▶ _EXERCISE DIRECTIONS_:
Reproduce the listing word for word, leaving every picture behind.

--- START ---

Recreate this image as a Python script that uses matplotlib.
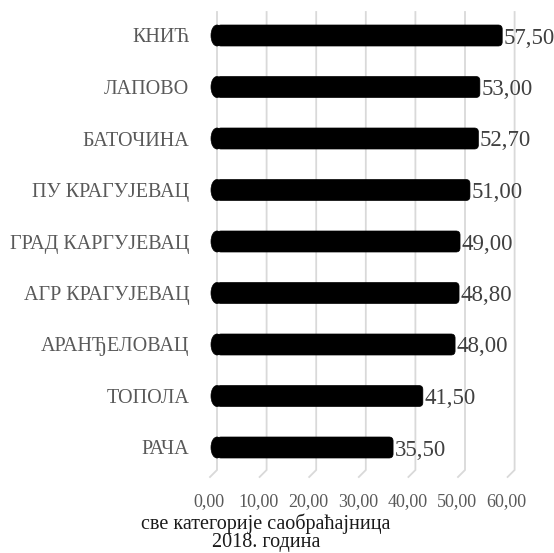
import matplotlib
matplotlib.use("Agg")
import matplotlib.pyplot as plt
from matplotlib.patches import FancyBboxPatch, Ellipse
from matplotlib.transforms import ScaledTranslation

categories = ["КНИЋ", "ЛАПОВО", "БАТОЧИНА", "ПУ КРАГУЈЕВАЦ", "ГРАД КАРГУЈЕВАЦ",
              "АГР КРАГУЈЕВАЦ", "АРАНЂЕЛОВАЦ", "ТОПОЛА", "РАЧА"]
values = [57.50, 53.00, 52.70, 51.00, 49.00, 48.80, 48.00, 41.50, 35.50]
xticks = [0, 10, 20, 30, 40, 50, 60]
xtick_labels = ["0,00", "10,00", "20,00", "30,00", "40,00", "50,00", "60,00"]
xlabel = "све категорије саобраћајница\n2018. година"

plt.rcParams['font.family'] = ['Liberation Serif', 'DejaVu Serif']

W, H = 554, 553
DPI = 100
fig = plt.figure(figsize=(W / DPI, H / DPI), dpi=DPI)

# axes placement in pixels
x0_px, x60_px = 217.0, 514.6
y_top_px, y_bot_px = 12.0, 477.0
ax = fig.add_axes([x0_px / W, (H - y_bot_px) / H, (x60_px - x0_px) / W, (y_bot_px - y_top_px) / H])

px_per_x = (x60_px - x0_px) / 60.0
px_per_y = 51.5
y_first = 35.5
ymin = (y_top_px - y_first) / px_per_y
ymax = (y_bot_px - y_first) / px_per_y
ax.set_xlim(0, 60)
ax.set_ylim(ymax, ymin)
for s in ax.spines.values():
    s.set_visible(False)
ax.set_facecolor('none')

# perspective-like gridlines with slanted foot
y_vert_end = (470.0 - y_first) / px_per_y
dx_foot = 7.0 / px_per_x
for t in xticks:
    ax.plot([t, t, t - dx_foot], [ymin, y_vert_end, ymax], color='#d9d9d9',
            lw=1.3, clip_on=False, zorder=1, solid_joinstyle='miter')

# bars (cylinder-like) with rounded ends
bar_h = 21.0 / px_per_y
R = 4.0
rx = R / px_per_x
ry = R / px_per_y
cap_w = 12.0 / px_per_x
for i, v in enumerate(values):
    p = FancyBboxPatch((0, i - bar_h / 2), v, bar_h,
                       boxstyle=f"round,pad=0,rounding_size={rx}",
                       mutation_aspect=ry / rx,
                       facecolor='black', edgecolor='black', lw=0.5, zorder=3)
    ax.add_patch(p)
    cap = Ellipse((0, i), cap_w, bar_h, facecolor='black', edgecolor='black',
                  lw=0.5, zorder=3, clip_on=False)
    ax.add_patch(cap)
    ax.annotate(f"{v:.2f}".replace('.', ','), xy=(v, i), xytext=(1.5, -2.5),
                textcoords='offset pixels', ha='left', va='center',
                fontsize=16.5, color='#404040', zorder=4)

# category labels
ax.set_yticks(range(len(categories)))
ax.set_yticklabels(categories, fontsize=14.5, color='#595959')
ax.tick_params(axis='y', length=0, pad=20)

# x tick labels
ax.set_xticks(xticks)
ax.set_xticklabels(xtick_labels, fontsize=13, color='#595959')
ax.tick_params(axis='x', length=0, pad=11.5)
off = ScaledTranslation(-8 / DPI, 0, fig.dpi_scale_trans)
for lab in ax.get_xticklabels():
    lab.set_transform(lab.get_transform() + off)

fig.text(266 / W, 1 - 513 / H, xlabel, ha='center', va='top', fontsize=14.5,
         color='#1a1a1a', linespacing=0.98, multialignment='center')

fig.savefig("out.png", dpi=DPI)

--- END ---

▶ _ANSWER TO THIS PROBLEM_:
Recreate this image as a Python script that uses matplotlib.
import matplotlib
matplotlib.use("Agg")
import matplotlib.pyplot as plt
from matplotlib.patches import FancyBboxPatch, Ellipse
from matplotlib.transforms import ScaledTranslation

categories = ["КНИЋ", "ЛАПОВО", "БАТОЧИНА", "ПУ КРАГУЈЕВАЦ", "ГРАД КАРГУЈЕВАЦ",
              "АГР КРАГУЈЕВАЦ", "АРАНЂЕЛОВАЦ", "ТОПОЛА", "РАЧА"]
values = [57.50, 53.00, 52.70, 51.00, 49.00, 48.80, 48.00, 41.50, 35.50]
xticks = [0, 10, 20, 30, 40, 50, 60]
xtick_labels = ["0,00", "10,00", "20,00", "30,00", "40,00", "50,00", "60,00"]
xlabel = "све категорије саобраћајница\n2018. година"

plt.rcParams['font.family'] = ['Liberation Serif', 'DejaVu Serif']

W, H = 554, 553
DPI = 100
fig = plt.figure(figsize=(W / DPI, H / DPI), dpi=DPI)

# axes placement in pixels
x0_px, x60_px = 217.0, 514.6
y_top_px, y_bot_px = 12.0, 477.0
ax = fig.add_axes([x0_px / W, (H - y_bot_px) / H, (x60_px - x0_px) / W, (y_bot_px - y_top_px) / H])

px_per_x = (x60_px - x0_px) / 60.0
px_per_y = 51.5
y_first = 35.5
ymin = (y_top_px - y_first) / px_per_y
ymax = (y_bot_px - y_first) / px_per_y
ax.set_xlim(0, 60)
ax.set_ylim(ymax, ymin)
for s in ax.spines.values():
    s.set_visible(False)
ax.set_facecolor('none')

# perspective-like gridlines with slanted foot
y_vert_end = (470.0 - y_first) / px_per_y
dx_foot = 7.0 / px_per_x
for t in xticks:
    ax.plot([t, t, t - dx_foot], [ymin, y_vert_end, ymax], color='#d9d9d9',
            lw=1.3, clip_on=False, zorder=1, solid_joinstyle='miter')

# bars (cylinder-like) with rounded ends
bar_h = 21.0 / px_per_y
R = 4.0
rx = R / px_per_x
ry = R / px_per_y
cap_w = 12.0 / px_per_x
for i, v in enumerate(values):
    p = FancyBboxPatch((0, i - bar_h / 2), v, bar_h,
                       boxstyle=f"round,pad=0,rounding_size={rx}",
                       mutation_aspect=ry / rx,
                       facecolor='black', edgecolor='black', lw=0.5, zorder=3)
    ax.add_patch(p)
    cap = Ellipse((0, i), cap_w, bar_h, facecolor='black', edgecolor='black',
                  lw=0.5, zorder=3, clip_on=False)
    ax.add_patch(cap)
    ax.annotate(f"{v:.2f}".replace('.', ','), xy=(v, i), xytext=(1.5, -2.5),
                textcoords='offset pixels', ha='left', va='center',
                fontsize=16.5, color='#404040', zorder=4)

# category labels
ax.set_yticks(range(len(categories)))
ax.set_yticklabels(categories, fontsize=14.5, color='#595959')
ax.tick_params(axis='y', length=0, pad=20)

# x tick labels
ax.set_xticks(xticks)
ax.set_xticklabels(xtick_labels, fontsize=13, color='#595959')
ax.tick_params(axis='x', length=0, pad=11.5)
off = ScaledTranslation(-8 / DPI, 0, fig.dpi_scale_trans)
for lab in ax.get_xticklabels():
    lab.set_transform(lab.get_transform() + off)

fig.text(266 / W, 1 - 513 / H, xlabel, ha='center', va='top', fontsize=14.5,
         color='#1a1a1a', linespacing=0.98, multialignment='center')

fig.savefig("out.png", dpi=DPI)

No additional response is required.